Any day I'd be happy to taste a blind test with you. It's not hard to tell our product from others. If I had a dollar for every time a winemaker has challenged me, I could retire.
What do you think about several bottlers trying to liken the experience of drinking water to fine wine?
I think that, like wine, water takes a lot of its taste and mouthfeel characteristics from its source. In water, the pH of the water, the types of minerals, and the quantity of the minerals produce different mouthfeels. The difference between average water and great water is not as great as the difference between Two Buck Chuck and Chateau Lafite. You don't have vast differences in pricing. Fiji Water, which is supposedly expensive, is a buck and a quarter versus something that costs less than a dollar. Every time I see someone on TV who is a sommelier who can't tell the difference between tap and bottled, I don't think they'll be a sommelier very long.
On one hand, if people are going to buy a bottled water, it's great that they would buy one that's considered green, but do you worry that the people who care about being green will just drink tap, while people who aren't green will only look to cost and probably buy Dasani?
If you care about cost, you wouldn't buy Dasani. Dasani, Aquafina, and Smartwater are the biggest brands made from municipal water, and they're more expensive than natural spring water. I think that, again, the choice to drink bottled water has more to do with your situation during the day; if you stop to get gas, and you're thirsty, I guess you could get your refillable water bottle filled up in the bathroom, but I doubt it. It depends on the situation you're in. Any water that's bottled in PET [polyethylene terephthalate plastic bottles] instead of glass would be the green option to other packaged beverages.
What do you say to those who have claimed your industry is selling snow to Eskimos?
That they should try it. If you try our product and compare it to other products, you would sense that it has a reason to be. We [think] that it's OK to bring wine from Chile and Australia, and that there's something special about it to bring it across the world. People who think there's no difference [between tap and bottled] have probably just not tried Fiji Water. To put it a different, more pragmatic way, if the stuff that came out of an artesian aquifer in Fiji tasted the same as Los Angeles tap water, we could save a ton of money. We wouldn't go to the expense if there weren't a great reason for that water to come from there.
There's another good reason that we've done a lousy of job of helping people to understand—[Fiji] is an archipelago of islands.

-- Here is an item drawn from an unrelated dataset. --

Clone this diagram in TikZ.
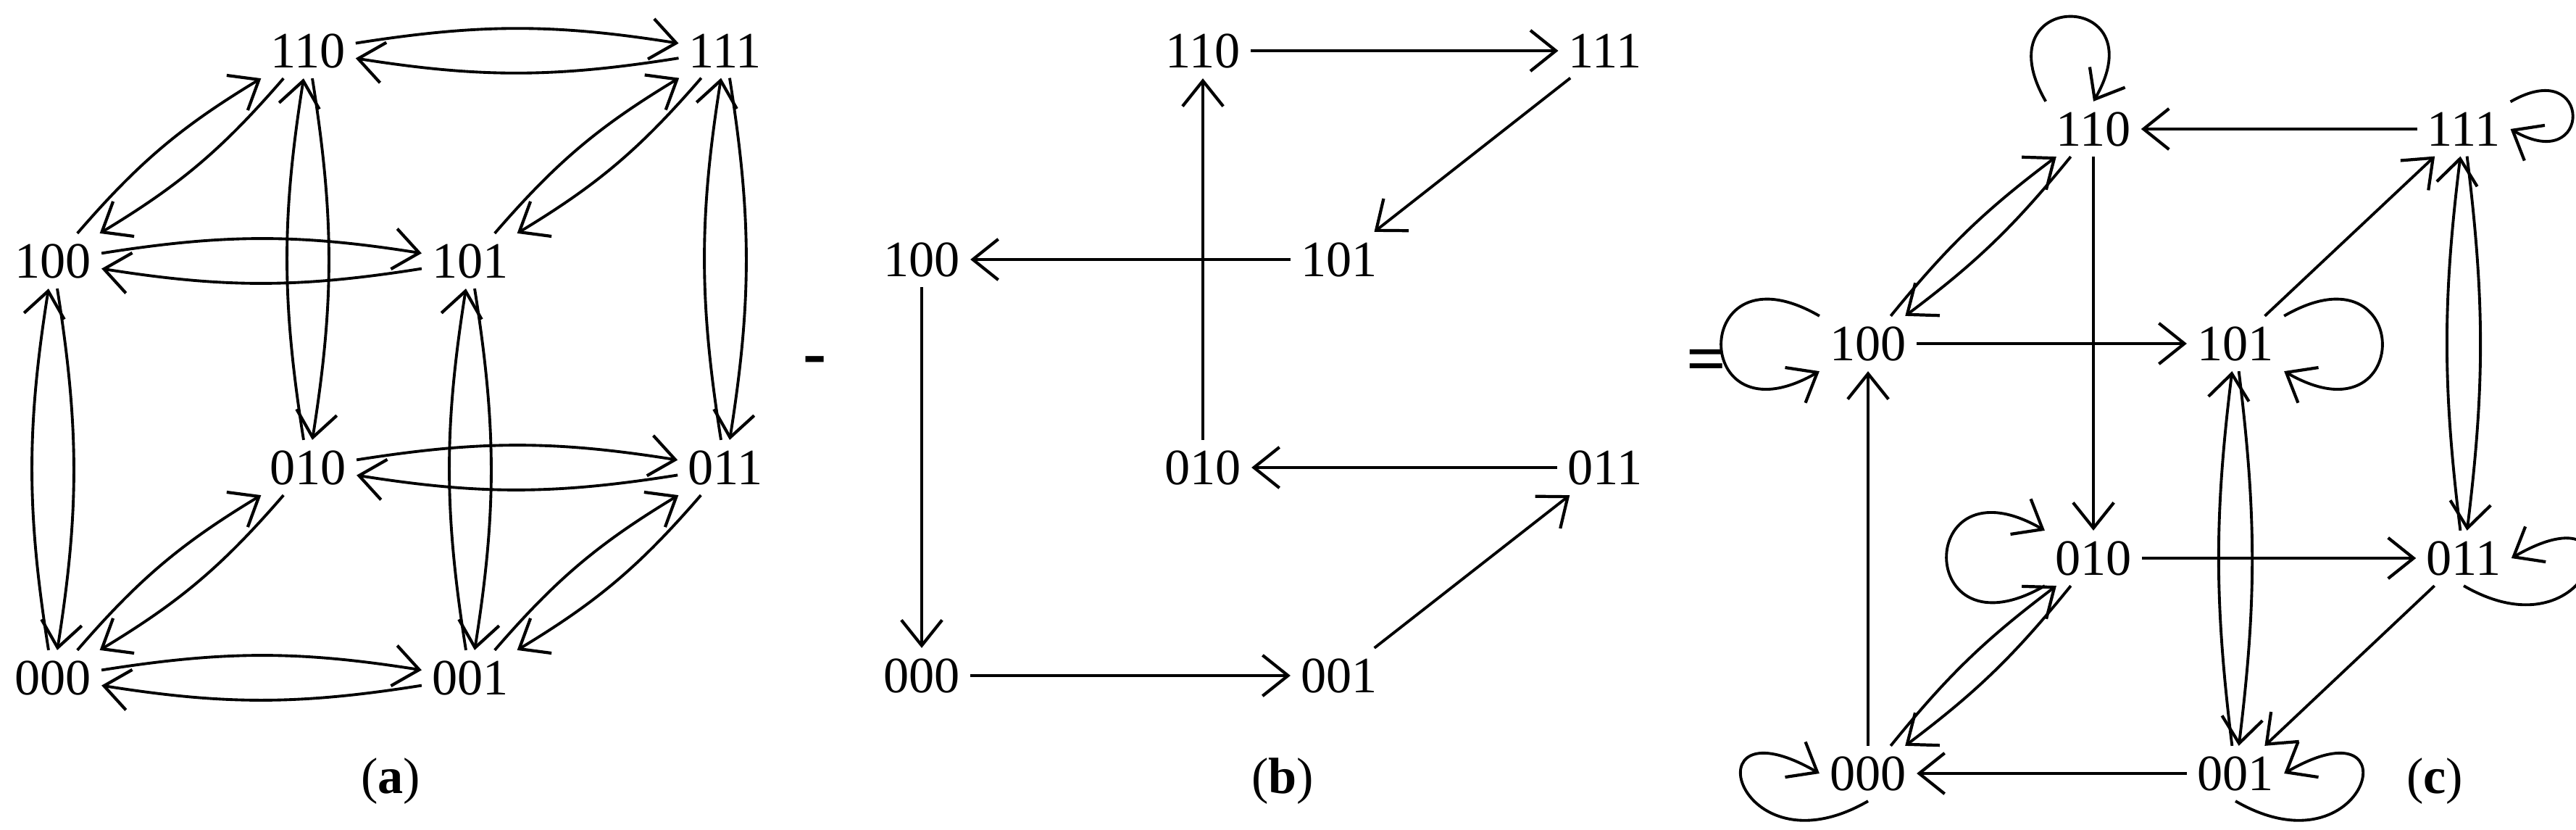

People who say that, for the sake of the planet, Fiji should not be able to develop economically, that's an interesting argument. This country needs to be able to do something to get ahead. Fiji is kind of screwed—they don't have a ton of options for economic development, but bottled water is one of them. With bottled water, we generate 20 percent of the country's exports. We're an integral part of the economy and development of the entire country.
When someone buys a bottle of Fiji, they're buying prosperity for the country. We reinvest a tremendous amount of what we make selling our product. We've protected about 50,000 acres of rain forest. With Pacific Water for Life, we aim to provide clean, safe drinking water to every community in Fiji. One hundred communities will have safe water, so now someone 10 or 20 miles down from the plants can drink the same water we bottle. If we did, as you suggested, cease to exist, a big chunk of the economy would be gone, the schools that we built would go away, and the water access projects would go away. I don't think that's what anyone really wants.
One last question: Which candidate's environmental plans do you favor?
I lean more toward the McCain plan, but I'm happy that we've gotten to a place where no matter who wins, climate change will get attention. I don't think there's much of a practical difference. One of the big differences is the use of nuclear energy, and I don't want a plant near my house just like you don't, but I have a little more faith in our ability to manage the waste problems with nuclear. You have to change the way we use energy. What we've seen with gasoline is that prices go up by double and consumption goes down 2 percent.... The future will give us different tools, but [nuclear energy] is something that we know how to do and we can do now.